*INSTRUCTIONS TO FOLLOW*: Leave out the pictures and repeat the data exactly.

*SUPPLIED DATA*:
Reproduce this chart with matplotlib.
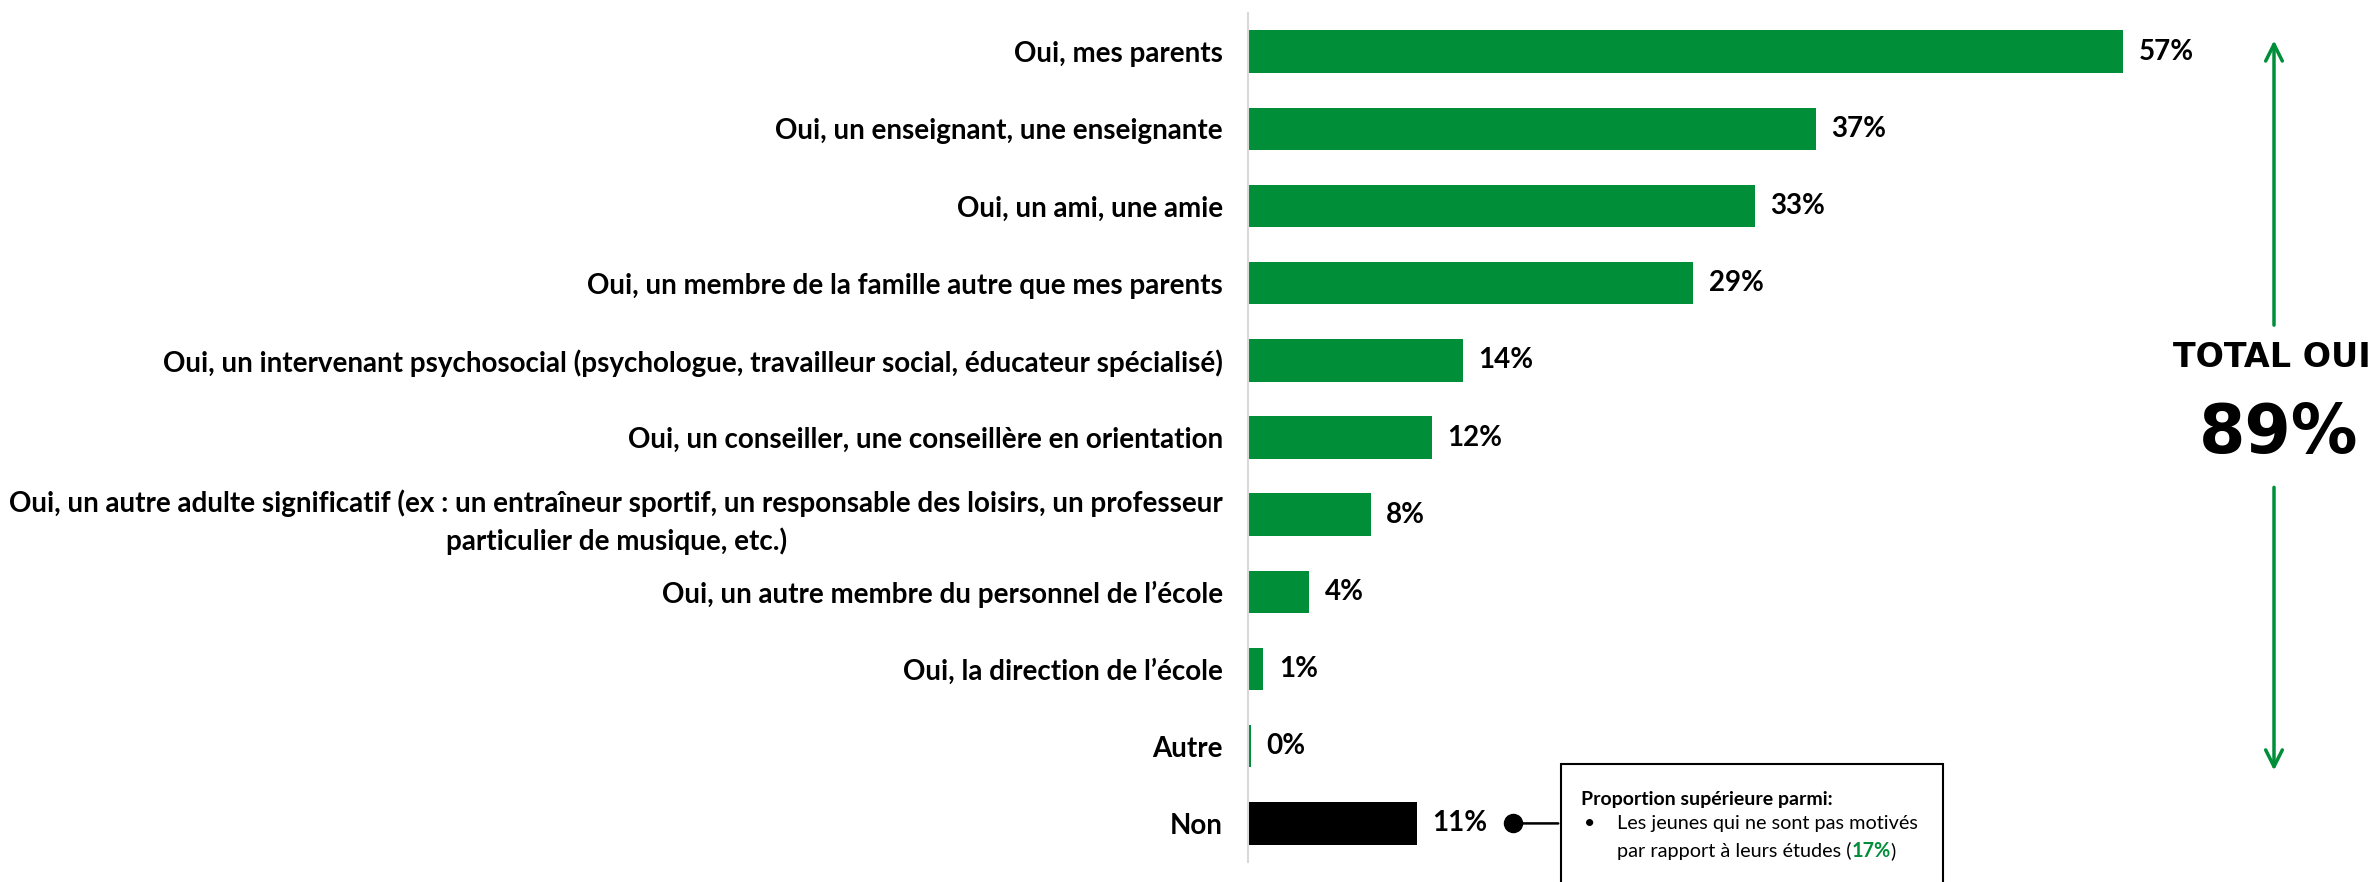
import matplotlib
matplotlib.use("Agg")
import matplotlib.pyplot as plt
from matplotlib.patches import Rectangle

categories = [
    "Oui, mes parents",
    "Oui, un enseignant, une enseignante",
    "Oui, un ami, une amie",
    "Oui, un membre de la famille autre que mes parents",
    "Oui, un intervenant psychosocial (psychologue, travailleur social, éducateur spécialisé)",
    "Oui, un conseiller, une conseillère en orientation",
    "Oui, un autre adulte significatif (ex : un entraîneur sportif, un responsable des loisirs, un professeur\nparticulier de musique, etc.)",
    "Oui, un autre membre du personnel de l’école",
    "Oui, la direction de l’école",
    "Autre",
    "Non",
]
values = [57, 37, 33, 29, 14, 12, 8, 4, 1, 0.2, 11]
value_labels = ["57%", "37%", "33%", "29%", "14%", "12%", "8%", "4%", "1%", "0%", "11%"]
total_oui = "89%"

GREEN = "#008E39"
colors = [GREEN] * 10 + ["black"]

plt.rcParams["font.family"] = ["Lato", "DejaVu Sans"]

W, H = 2377, 882
fig = plt.figure(figsize=(W / 100, H / 100), dpi=100)
left = 1248 / W
right = (1248 + 15.35 * 70) / W
ax = fig.add_axes([left, 20 / H, right - left, 849 / H])

ypos = list(range(len(categories)))
ax.barh(ypos, values, height=0.55, color=colors)
ax.set_ylim(len(categories) - 0.5, -0.5)
ax.set_xlim(0, 70)

for y, v, lab in zip(ypos, values, value_labels):
    ax.text(v + 1.0, y, lab, va="center", ha="left", fontsize=20, fontweight="bold")

ax.set_yticks(ypos)
ax.set_yticklabels(categories, fontsize=20, fontweight="bold", linespacing=1.45)
for t in ax.get_yticklabels():
    t.set_multialignment("center")
ax.tick_params(axis="y", length=0, pad=18)
ax.set_xticks([])
for s in ["top", "right", "bottom"]:
    ax.spines[s].set_visible(False)
ax.spines["left"].set_color("#D9D9D9")
ax.spines["left"].set_linewidth(1.5)

# total oui annotation on the right
xa = 2274 / W
ax.annotate("", xy=(xa, -0.18), xytext=(xa, 3.58), xycoords=("figure fraction", "data"),
            textcoords=("figure fraction", "data"),
            arrowprops=dict(arrowstyle="->", color=GREEN, lw=2.5, mutation_scale=30))
ax.annotate("", xy=(xa, 9.35), xytext=(xa, 5.61), xycoords=("figure fraction", "data"),
            textcoords=("figure fraction", "data"),
            arrowprops=dict(arrowstyle="->", color=GREEN, lw=2.5, mutation_scale=30))
ax.annotate("TOTAL OUI", xy=(2272 / W, 3.96), xycoords=("figure fraction", "data"),
            ha="center", va="center", fontsize=24, fontweight="bold", family="DejaVu Sans")
ax.annotate(total_oui, xy=(2279 / W, 4.96), xycoords=("figure fraction", "data"),
            ha="center", va="center", fontsize=48, fontweight="bold", family="DejaVu Sans")

# callout box for "Non"
y_non = ypos[-1]
box_l, box_r = 1561 / W, 1943 / W
fig.patches.append(Rectangle((box_l, -0.05), box_r - box_l, 1 - 764 / H + 0.05,
                             transform=fig.transFigure, facecolor="white",
                             edgecolor="black", lw=1.5))
ax.annotate("", xy=(box_l, y_non), xytext=(1513 / W, y_non),
            xycoords=("figure fraction", "data"), textcoords=("figure fraction", "data"),
            arrowprops=dict(arrowstyle="-", color="black", lw=1.8))
ax.plot([1513 / W], [y_non], marker="o", ms=13, color="black",
        transform=matplotlib.transforms.blended_transform_factory(fig.transFigure, ax.transData),
        clip_on=False)
fig.text(1581 / W, 1 - 799 / H, "Proportion supérieure parmi:", fontsize=14,
         fontweight="bold", va="center", ha="left")
fig.text(1584 / W, 1 - 824 / H, "•", fontsize=14, va="center", ha="left")
fig.text(1617 / W, 1 - 824 / H, "Les jeunes qui ne sont pas motivés", fontsize=14.3,
         va="center", ha="left")
t1 = fig.text(1617 / W, 1 - 851 / H, "par rapport à leurs études (", fontsize=14.3,
              va="center", ha="left")
fig.canvas.draw()
bb = t1.get_window_extent()
t2 = fig.text(bb.x1 / W, 1 - 851 / H, "17%", fontsize=14.3, fontweight="bold",
              color=GREEN, va="center", ha="left")
bb2 = t2.get_window_extent()
fig.text(bb2.x1 / W, 1 - 851 / H, ")", fontsize=14.3, va="center", ha="left")

fig.savefig("out.png", dpi=100)
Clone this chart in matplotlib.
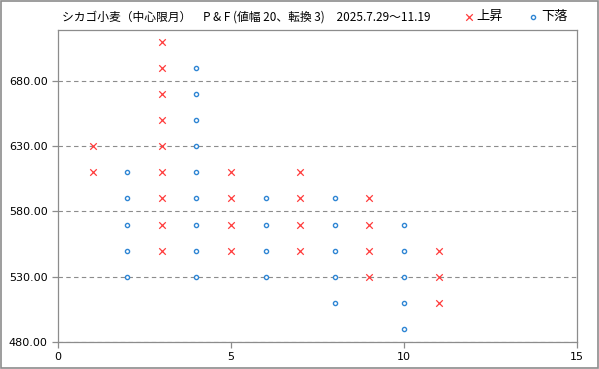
import matplotlib
matplotlib.use("Agg")
import matplotlib.pyplot as plt
from matplotlib.patches import Rectangle
from matplotlib.ticker import FormatStrFormatter

plt.rcParams['font.family'] = ['Noto Sans CJK JP', 'DejaVu Sans']

# rising (X) columns and falling (O) columns
x_cols = [1, 3, 5, 7, 9, 11]
x_prices = [
    [610, 630],
    [550, 570, 590, 610, 630, 650, 670, 690, 710],
    [550, 570, 590, 610],
    [550, 570, 590, 610],
    [530, 550, 570, 590],
    [510, 530, 550],
]
o_cols = [2, 4, 6, 8, 10]
o_prices = [
    [530, 550, 570, 590, 610],
    [530, 550, 570, 590, 610, 630, 650, 670, 690],
    [530, 550, 570, 590],
    [510, 530, 550, 570, 590],
    [490, 510, 530, 550, 570],
]
y_ticks = [480, 530, 580, 630, 680]
x_ticks = [0, 5, 10, 15]
title = "シカゴ小麦（中心限月）　P & F (値幅 20、転換 3)　2025.7.29～11.19"

up_x = [c for c, ps in zip(x_cols, x_prices) for _ in ps]
up_y = [p for ps in x_prices for p in ps]
dn_x = [c for c, ps in zip(o_cols, o_prices) for _ in ps]
dn_y = [p for ps in o_prices for p in ps]

fig = plt.figure(figsize=(5.99, 3.69), dpi=100)
ax = fig.add_axes([0.0968, 0.0732, 0.8665, 0.8455])

ax.scatter(up_x, up_y, marker='x', s=22, color='#ff3b3b', linewidths=0.9,
           label='上昇', zorder=3)
ax.scatter(dn_x, dn_y, marker='o', s=9, facecolors='white',
           edgecolors='#2f86d4', linewidths=1.0, label='下落', zorder=3)

ax.set_xlim(0, 15)
ax.set_ylim(480, 719)
ax.set_xticks(x_ticks)
ax.set_yticks(y_ticks)
ax.yaxis.set_major_formatter(FormatStrFormatter('%.2f'))
ax.grid(axis='y', color='#8c8c8c', linestyle=(0, (4, 3)), linewidth=0.8)
ax.set_axisbelow(True)

for s in ax.spines.values():
    s.set_color('#8c8c8c')
    s.set_linewidth(0.9)
ax.tick_params(colors='#8c8c8c', labelcolor='black', labelsize=8, length=4,
               width=0.9, direction='out')
for lab in ax.get_xticklabels() + ax.get_yticklabels():
    lab.set_family('DejaVu Sans')

fig.text(0.103, 0.955, title, fontsize=8.5, ha='left', va='center')
fig.legend(loc='center right', bbox_to_anchor=(0.947, 0.955), ncol=2,
           frameon=False, fontsize=9.5, handlelength=0.6, handletextpad=0.25,
           columnspacing=2.0, markerscale=1.0, borderaxespad=0, borderpad=0)

fig.patches.append(Rectangle((0.001, 0.002), 0.997, 0.995, transform=fig.transFigure,
                             fill=False, edgecolor='#8c8c8c', linewidth=1.2))

fig.savefig("out.png", dpi=100)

*RESULT OF THE EXERCISE*:
Reproduce this chart with matplotlib.
import matplotlib
matplotlib.use("Agg")
import matplotlib.pyplot as plt
from matplotlib.patches import Rectangle

categories = [
    "Oui, mes parents",
    "Oui, un enseignant, une enseignante",
    "Oui, un ami, une amie",
    "Oui, un membre de la famille autre que mes parents",
    "Oui, un intervenant psychosocial (psychologue, travailleur social, éducateur spécialisé)",
    "Oui, un conseiller, une conseillère en orientation",
    "Oui, un autre adulte significatif (ex : un entraîneur sportif, un responsable des loisirs, un professeur\nparticulier de musique, etc.)",
    "Oui, un autre membre du personnel de l’école",
    "Oui, la direction de l’école",
    "Autre",
    "Non",
]
values = [57, 37, 33, 29, 14, 12, 8, 4, 1, 0.2, 11]
value_labels = ["57%", "37%", "33%", "29%", "14%", "12%", "8%", "4%", "1%", "0%", "11%"]
total_oui = "89%"

GREEN = "#008E39"
colors = [GREEN] * 10 + ["black"]

plt.rcParams["font.family"] = ["Lato", "DejaVu Sans"]

W, H = 2377, 882
fig = plt.figure(figsize=(W / 100, H / 100), dpi=100)
left = 1248 / W
right = (1248 + 15.35 * 70) / W
ax = fig.add_axes([left, 20 / H, right - left, 849 / H])

ypos = list(range(len(categories)))
ax.barh(ypos, values, height=0.55, color=colors)
ax.set_ylim(len(categories) - 0.5, -0.5)
ax.set_xlim(0, 70)

for y, v, lab in zip(ypos, values, value_labels):
    ax.text(v + 1.0, y, lab, va="center", ha="left", fontsize=20, fontweight="bold")

ax.set_yticks(ypos)
ax.set_yticklabels(categories, fontsize=20, fontweight="bold", linespacing=1.45)
for t in ax.get_yticklabels():
    t.set_multialignment("center")
ax.tick_params(axis="y", length=0, pad=18)
ax.set_xticks([])
for s in ["top", "right", "bottom"]:
    ax.spines[s].set_visible(False)
ax.spines["left"].set_color("#D9D9D9")
ax.spines["left"].set_linewidth(1.5)

# total oui annotation on the right
xa = 2274 / W
ax.annotate("", xy=(xa, -0.18), xytext=(xa, 3.58), xycoords=("figure fraction", "data"),
            textcoords=("figure fraction", "data"),
            arrowprops=dict(arrowstyle="->", color=GREEN, lw=2.5, mutation_scale=30))
ax.annotate("", xy=(xa, 9.35), xytext=(xa, 5.61), xycoords=("figure fraction", "data"),
            textcoords=("figure fraction", "data"),
            arrowprops=dict(arrowstyle="->", color=GREEN, lw=2.5, mutation_scale=30))
ax.annotate("TOTAL OUI", xy=(2272 / W, 3.96), xycoords=("figure fraction", "data"),
            ha="center", va="center", fontsize=24, fontweight="bold", family="DejaVu Sans")
ax.annotate(total_oui, xy=(2279 / W, 4.96), xycoords=("figure fraction", "data"),
            ha="center", va="center", fontsize=48, fontweight="bold", family="DejaVu Sans")

# callout box for "Non"
y_non = ypos[-1]
box_l, box_r = 1561 / W, 1943 / W
fig.patches.append(Rectangle((box_l, -0.05), box_r - box_l, 1 - 764 / H + 0.05,
                             transform=fig.transFigure, facecolor="white",
                             edgecolor="black", lw=1.5))
ax.annotate("", xy=(box_l, y_non), xytext=(1513 / W, y_non),
            xycoords=("figure fraction", "data"), textcoords=("figure fraction", "data"),
            arrowprops=dict(arrowstyle="-", color="black", lw=1.8))
ax.plot([1513 / W], [y_non], marker="o", ms=13, color="black",
        transform=matplotlib.transforms.blended_transform_factory(fig.transFigure, ax.transData),
        clip_on=False)
fig.text(1581 / W, 1 - 799 / H, "Proportion supérieure parmi:", fontsize=14,
         fontweight="bold", va="center", ha="left")
fig.text(1584 / W, 1 - 824 / H, "•", fontsize=14, va="center", ha="left")
fig.text(1617 / W, 1 - 824 / H, "Les jeunes qui ne sont pas motivés", fontsize=14.3,
         va="center", ha="left")
t1 = fig.text(1617 / W, 1 - 851 / H, "par rapport à leurs études (", fontsize=14.3,
              va="center", ha="left")
fig.canvas.draw()
bb = t1.get_window_extent()
t2 = fig.text(bb.x1 / W, 1 - 851 / H, "17%", fontsize=14.3, fontweight="bold",
              color=GREEN, va="center", ha="left")
bb2 = t2.get_window_extent()
fig.text(bb2.x1 / W, 1 - 851 / H, ")", fontsize=14.3, va="center", ha="left")

fig.savefig("out.png", dpi=100)
Clone this chart in matplotlib.
import matplotlib
matplotlib.use("Agg")
import matplotlib.pyplot as plt
from matplotlib.patches import Rectangle
from matplotlib.ticker import FormatStrFormatter

plt.rcParams['font.family'] = ['Noto Sans CJK JP', 'DejaVu Sans']

# rising (X) columns and falling (O) columns
x_cols = [1, 3, 5, 7, 9, 11]
x_prices = [
    [610, 630],
    [550, 570, 590, 610, 630, 650, 670, 690, 710],
    [550, 570, 590, 610],
    [550, 570, 590, 610],
    [530, 550, 570, 590],
    [510, 530, 550],
]
o_cols = [2, 4, 6, 8, 10]
o_prices = [
    [530, 550, 570, 590, 610],
    [530, 550, 570, 590, 610, 630, 650, 670, 690],
    [530, 550, 570, 590],
    [510, 530, 550, 570, 590],
    [490, 510, 530, 550, 570],
]
y_ticks = [480, 530, 580, 630, 680]
x_ticks = [0, 5, 10, 15]
title = "シカゴ小麦（中心限月）　P & F (値幅 20、転換 3)　2025.7.29～11.19"

up_x = [c for c, ps in zip(x_cols, x_prices) for _ in ps]
up_y = [p for ps in x_prices for p in ps]
dn_x = [c for c, ps in zip(o_cols, o_prices) for _ in ps]
dn_y = [p for ps in o_prices for p in ps]

fig = plt.figure(figsize=(5.99, 3.69), dpi=100)
ax = fig.add_axes([0.0968, 0.0732, 0.8665, 0.8455])

ax.scatter(up_x, up_y, marker='x', s=22, color='#ff3b3b', linewidths=0.9,
           label='上昇', zorder=3)
ax.scatter(dn_x, dn_y, marker='o', s=9, facecolors='white',
           edgecolors='#2f86d4', linewidths=1.0, label='下落', zorder=3)

ax.set_xlim(0, 15)
ax.set_ylim(480, 719)
ax.set_xticks(x_ticks)
ax.set_yticks(y_ticks)
ax.yaxis.set_major_formatter(FormatStrFormatter('%.2f'))
ax.grid(axis='y', color='#8c8c8c', linestyle=(0, (4, 3)), linewidth=0.8)
ax.set_axisbelow(True)

for s in ax.spines.values():
    s.set_color('#8c8c8c')
    s.set_linewidth(0.9)
ax.tick_params(colors='#8c8c8c', labelcolor='black', labelsize=8, length=4,
               width=0.9, direction='out')
for lab in ax.get_xticklabels() + ax.get_yticklabels():
    lab.set_family('DejaVu Sans')

fig.text(0.103, 0.955, title, fontsize=8.5, ha='left', va='center')
fig.legend(loc='center right', bbox_to_anchor=(0.947, 0.955), ncol=2,
           frameon=False, fontsize=9.5, handlelength=0.6, handletextpad=0.25,
           columnspacing=2.0, markerscale=1.0, borderaxespad=0, borderpad=0)

fig.patches.append(Rectangle((0.001, 0.002), 0.997, 0.995, transform=fig.transFigure,
                             fill=False, edgecolor='#8c8c8c', linewidth=1.2))

fig.savefig("out.png", dpi=100)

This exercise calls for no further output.